Under the Act of March 3, 1869, the 38th and 41st Regiments were consolidated and became the 24th Infantry, and as thus reëstablished has since continued in service. Under this reorganization Ronald S. Mackenzie became colonel, William R. Shafter, lieutenant colonel, and Henry C. Merriam, major. Of the captains assigned to the new regiment there are
in active service at this writing, six, but two only serving in it; and of the twenty lieutenants there are also six, but four only remaining in it. A few of the enlisted men who served in the War of the Rebellion or in the 38th Of 41st Regiments may still be seen in its ranks.
The regiment was in Texas from 1869 to 1880 and at some time during that period the several companies were stationed at all or nearly all of the many posts and permanent camps in that great State.

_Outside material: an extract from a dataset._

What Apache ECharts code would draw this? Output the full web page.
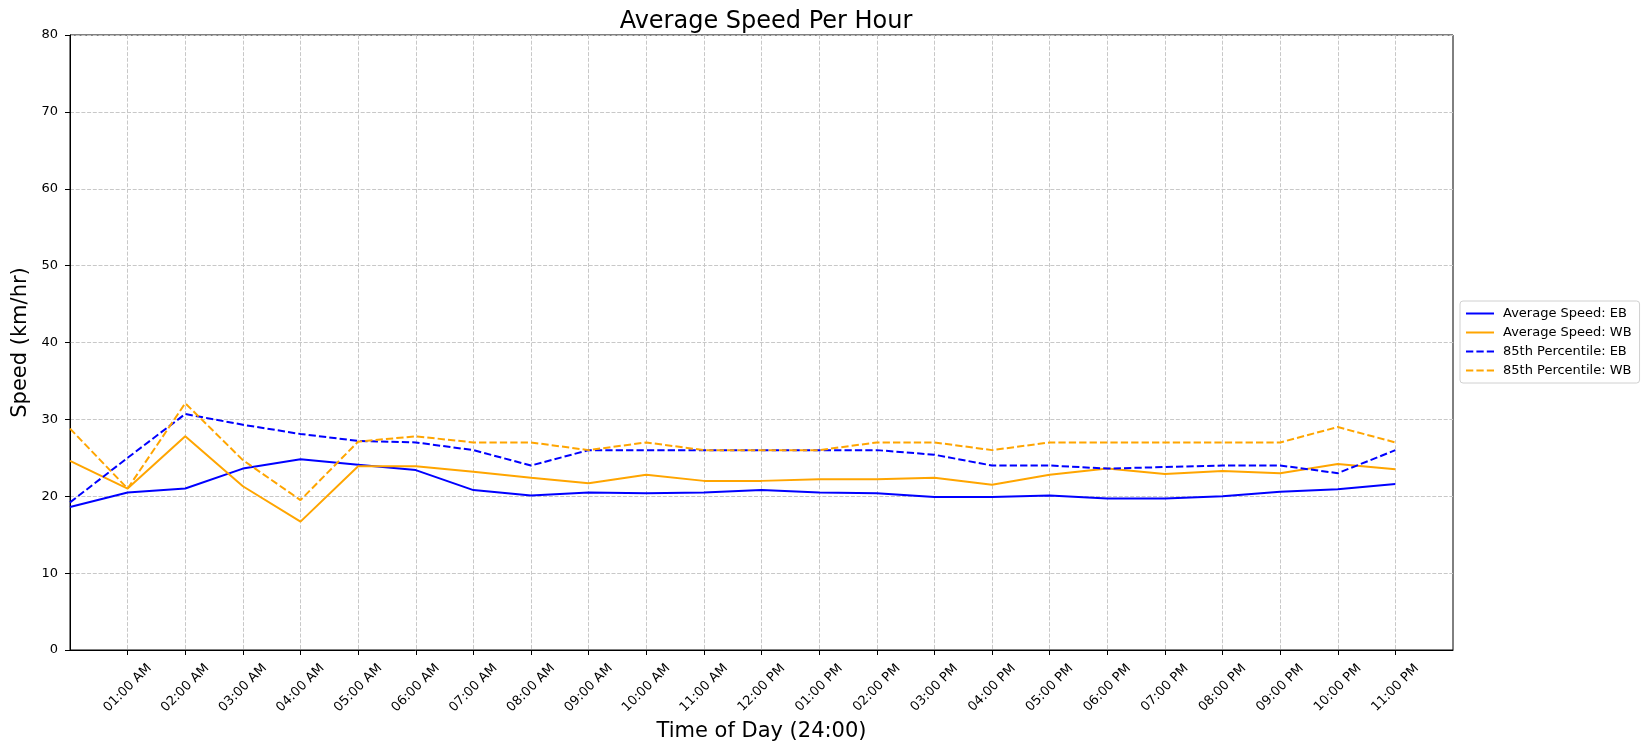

The duties falling to it were many, consisting of expeditions against Indians over the staked plains and other sections, guarding strategic points, building roads, hunting horse thieves, and in other ways performing arduous service which brought no fame, but required of its officers and men constant vigilance, discretion and care in the performance of the service; and it thus aided in clearing western Texas of Indians, opening the country to settlers. On December 15, 1870, Gen. Mackenzie was assigned to the 4th Cavalry and Bvt. Maj.-Gen. Abner Doubleday succeeded him as colonel, remaining, in that position until December, 1873, when, upon his retirement, Bvt. Brig.-Gen. Joseph H. Potter became the colonel.
In the autumn of 1880 the regiment changed to Indian Territory and the several companies were stationed at Forts Supply, Reno, Sill, Cantonment on the north fork of the Canadian River, and again a part of it in Texas at Fort Elliot. During this time no campaign service fell to its lot.
In April, 1886, Col. Potter having been appointed a brigadier general, Col. Zenas R. Bliss succeeded him and is still in command of the regiment.
In June, 1888, the regiment moved to the Department of Arizona with headquarters and three companies at Fort Bayard, N. M., the remainder of the companies being distributed in Arizona at San Carlos, Forts Grant and Thomas, and for nearly four years they performed all the infantry duty at these posts. The duty at San Carlos was particularly trying under circumstances of danger and discomfort, but no serious trouble with the Indians occurred to require unusual work, and the only incident of note was the fight of Paymaster Wham's escort, composed of men of the 24th Infantry and 10th Cavalry, who when attacked by a gang of robbers made a brave stand for which medals of honor or certificates of merit were given according to rank.
The companies of the regiment which had been distributed at the before-mentioned posts were in 1892 sent to Fort Huachuca, and as two companies had in the meantime been skeletonized, the regiment now became equally divided, with headquarters, D, E, F and G, at Fort Bayard, N. M., and Companies A, B, C and H at Huachuca, where at this writing they still remain.